Ladyfest London photos; thoughts

ladyfest checklist posterSo, Ladyfest London is officially over. For readers who couldn’t make it, you can see the photos I took over on Flickr.

Looking back at the weekend, I am left feeling like the workshops I attended, the music I heard, the films I saw, stalls I perused – all of it was brilliant, but the experience was more tantalizing than satisfying. The sheer range of options was brilliant – but one blogger can’t be in four equally-appealling places at once, not even taking into account other commitments, so this is by necessity a bit of a sporadic account, or random collection of thoughts – about the workshops, as those were the most thought-provoking.

The riot grrrl workshop today was organised as, very interestingly, a ‘long table’. Based on a concept by the artist Lois Weaver, a long table is (from the handbook put together for the occasion by F-Word contributor Cazz Blase):

Literally a long table – with paper table ‘cloth’ and pens, with panel and chair and anyone in audience seated around the table – other folks can sit in chairs around the central circle and if anyone leaves then they can be replaced by one in the outer circle. It has to be facilitated and people encouraged to join the table.

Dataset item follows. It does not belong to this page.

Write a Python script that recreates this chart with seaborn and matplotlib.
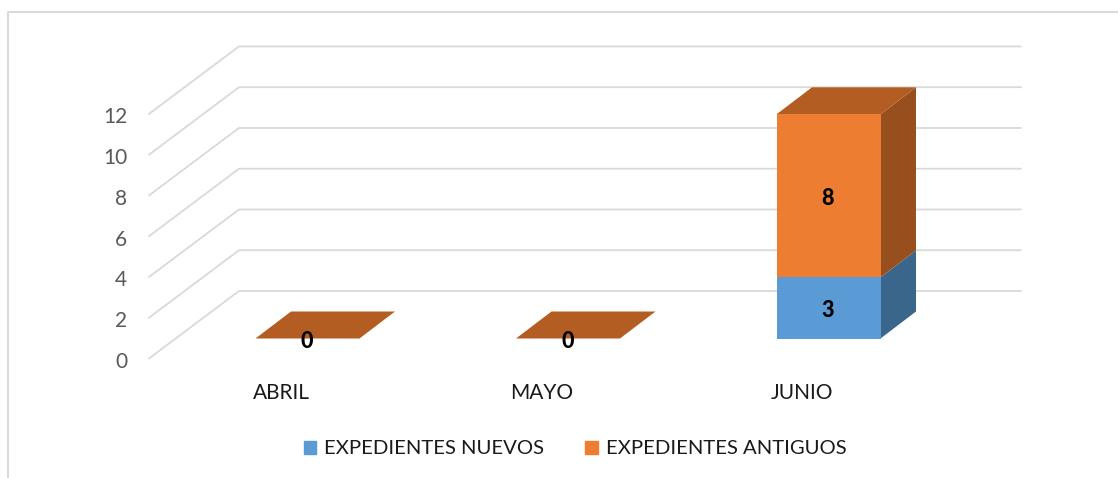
import matplotlib
matplotlib.use("Agg")
import matplotlib.pyplot as plt
import seaborn as sns
from matplotlib.lines import Line2D
from matplotlib.patches import Patch

months = ["ABRIL", "MAYO", "JUNIO"]
nuevos = [0, 0, 3]
antiguos = [0, 0, 8]
y_ticks = [0, 2, 4, 6, 8, 10, 12]
series_names = ["EXPEDIENTES NUEVOS", "EXPEDIENTES ANTIGUOS"]

W, H = 1118, 478
BLUE, ORANGE = "#5b9bd5", "#ed7d31"
BLUE_SIDE, ORANGE_SIDE, ORANGE_TOP = "#3b668c", "#974f1e", "#b35d22"
GRID = "#d9d9d9"
FONT = "Lato"

sns.set_theme(style="white")
plt.rcParams["font.family"] = [FONT, "DejaVu Sans"]

# scale: pixels per category / per value unit, and pixel anchor of the bars
PX_X, PX_Y = 260.5, 20.38
X0_PX, Y0_PX = 307.5, 338.5
BOX = (130, 1040, 30, 375)  # left, right, top, bottom in pixels


def dx(px):
    return px / PX_X


def dy(px):
    return px / PX_Y


fig = plt.figure(figsize=(W / 100, H / 100), dpi=100, facecolor="white")
ax = fig.add_axes([BOX[0] / W, 1 - BOX[3] / H, (BOX[1] - BOX[0]) / W, (BOX[3] - BOX[2]) / H])

sns.barplot(x=months, y=nuevos, color=BLUE, saturation=1, width=104 / PX_X,
            linewidth=0, zorder=3, ax=ax)
sns.barplot(x=months, y=antiguos, bottom=nuevos, color=ORANGE, saturation=1, width=104 / PX_X,
            linewidth=0, zorder=3, ax=ax)

ax.set_xlim((BOX[0] - X0_PX) / PX_X, (BOX[1] - X0_PX) / PX_X)
ax.set_ylim((Y0_PX - BOX[3]) / PX_Y, (Y0_PX - BOX[2]) / PX_Y)
sns.despine(ax=ax, left=True, bottom=True, top=True, right=True)
ax.grid(False)

# bar depth
half = 52 / PX_X
depth_x, depth_y = dx(35.5), dy(27)
label_kw = dict(ha="center", va="center", fontsize=15.5, fontweight=900,
                color="black", zorder=5)
label_shift = dy(2.5)
for i, (n, a) in enumerate(zip(nuevos, antiguos)):
    xr = i + half
    xl = i - half
    total = n + a
    if n > 0:
        ax.fill([xr, xr + depth_x, xr + depth_x, xr], [0, depth_y, n + depth_y, n],
                color=BLUE_SIDE, lw=0, zorder=2)
    if a > 0:
        ax.fill([xr, xr + depth_x, xr + depth_x, xr], [n, n + depth_y, total + depth_y, total],
                color=ORANGE_SIDE, lw=0, zorder=2)
    ax.fill([xl, xr, xr + depth_x, xl + depth_x],
            [total, total, total + depth_y, total + depth_y],
            color=ORANGE_TOP, lw=0, zorder=2)
    if total == 0:
        ax.text(i - dx(0.5), -label_shift, "0", **label_kw)
    else:
        ax.text(i - dx(0.5), n / 2 - label_shift, str(n), **label_kw)
        ax.text(i - dx(0.5), n + a / 2 - label_shift, str(a), **label_kw)

# back wall gridlines and slanted side-wall lines
back_dy = dy(47.5)
front_dy = dy(20.0)
x_front = (149 - X0_PX) / PX_X
x_back = (239 - X0_PX) / PX_X
x_end = (1021 - X0_PX) / PX_X
for v in y_ticks:
    ax.plot([x_front, x_back, x_end], [v - front_dy, v + back_dy, v + back_dy],
            color=GRID, lw=1.3, zorder=1, solid_joinstyle="miter")

ax.set_yticks([v - front_dy - dy(1.5) for v in y_ticks], [str(v) for v in y_ticks])
ax.tick_params(axis="y", length=0, pad=2, labelsize=15, labelcolor="#595959")
ax.set_xticks([i - dx(26.5) for i in range(len(months))], months)
ax.tick_params(axis="x", length=0, pad=6, labelsize=15, labelcolor="#1a1a1a")

# outer chart frame (only top and left are visible in the crop)
fig.add_artist(Line2D([8 / W, 8 / W, 1], [0, 1 - 12 / H, 1 - 12 / H],
                      color=GRID, lw=1.4, transform=fig.transFigure))

handles = [Patch(color=BLUE), Patch(color=ORANGE)]
fig.legend(handles, series_names, loc="center", bbox_to_anchor=(575 / W, 1 - 449 / H),
           ncol=2, frameon=False, fontsize=14.6, labelcolor="#1a1a1a",
           handlelength=0.6, handleheight=0.6, handletextpad=0.4, columnspacing=2.05,
           borderpad=0, borderaxespad=0)

fig.savefig("out.png", dpi=100)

As you might suspect, this was a success, but not an unmitigated one. I think with more exposure to this format, it could work very well as a ‘more feminist’ way of conducting this sort of workshop.

This was suggested by Lucy Thane, who was also at the long table and actively took part in the debate, and had some interesting insights on early riot grrrl and the films she made documenting the movement (sadly not very widely available). Interesting words were said about what riot grrrl is – an identity or a verb? A historical moment or a current movement? How dangerous is/was it? Is it good or bad that riot grrrl is now being studied in universities and written about by academics (many of them former grrrls), and how can that be done without commodification/appropriation?

From one extreme to the other: another interesting workshop that I went to was on ‘women and the vote’. Actually not about suffragettes, but the lack of women in parliament and government, the feminisation versus the feminismisation of politics (meaning more women MPs and ministers versus more feminist policy-making).

In fact, these two workshops do relate to each other, in as much as feminists we must ask ourselves questions about where we want to put our energies and what we want to achieve. Given the divisive debates I’ve personally seen on the basis of what must, to the outside world, seem like relatively minor shades of opinion, how much are we willing to make the much greater leap of compromise necessary to engage in a flawed party-political system, and do we want to? And yet, what are the consequences if we – at least some of us – do not?

Following on from the mayoral elections here in London, I’ve given serious thought to the notion of joining a political party for the first time in my life. Even though I already vote basically along ‘party lines’, like most people, actually joining up seems like an affirmation of an assortment of dubious policy positions that I utterly oppose too far. Not that I’d consider it, but the concept of actually having to tow the party line on these policies as an elected representative? Ugh.

Yet important work is done by feminists who do swallow their scruples and sign up. And where would we be if everyone took that attitude?

Some of the most interesting insights, however, were to do with the ways of analysing women’s role in a political party: paying attention not only to how many female candidates are put forward at the general election, but the numbers in winnable seats; not only to whether women’s groups are at work on policies on issues like domestic violence, but how ’embedded’ those groups are in the party structure; to whether change is being forced through by an individual, or whether that same structure is designed to take proper account of a women’s – better yet, a feminist – perspective as a matter of course.

The blogging workshop with Annie Mole from Going Underground and Laurie from Penny Red, was small but interesting, considering issues such as the accessibility of blogging, how to deal with trollish and abusive commenters and how the anonymity of the internet can provide opportunities, but also invisibilise – Annie mentioned how readers often, wrongly, assume she is a white man.

Well, those are my rather uncollected thoughts on a tiny sample of what I saw, let alone what was on offer. It was a great time, and congratulations to the organisers who worked so hard on putting it all together!

Incidentally, Ladyfest Madrid is due to start in a few days from now, with its own brilliant-sounding programme including “autodefensa feminista”, “produccion de radio feminista”, Lydia Lunch and “iconografía menstrual”.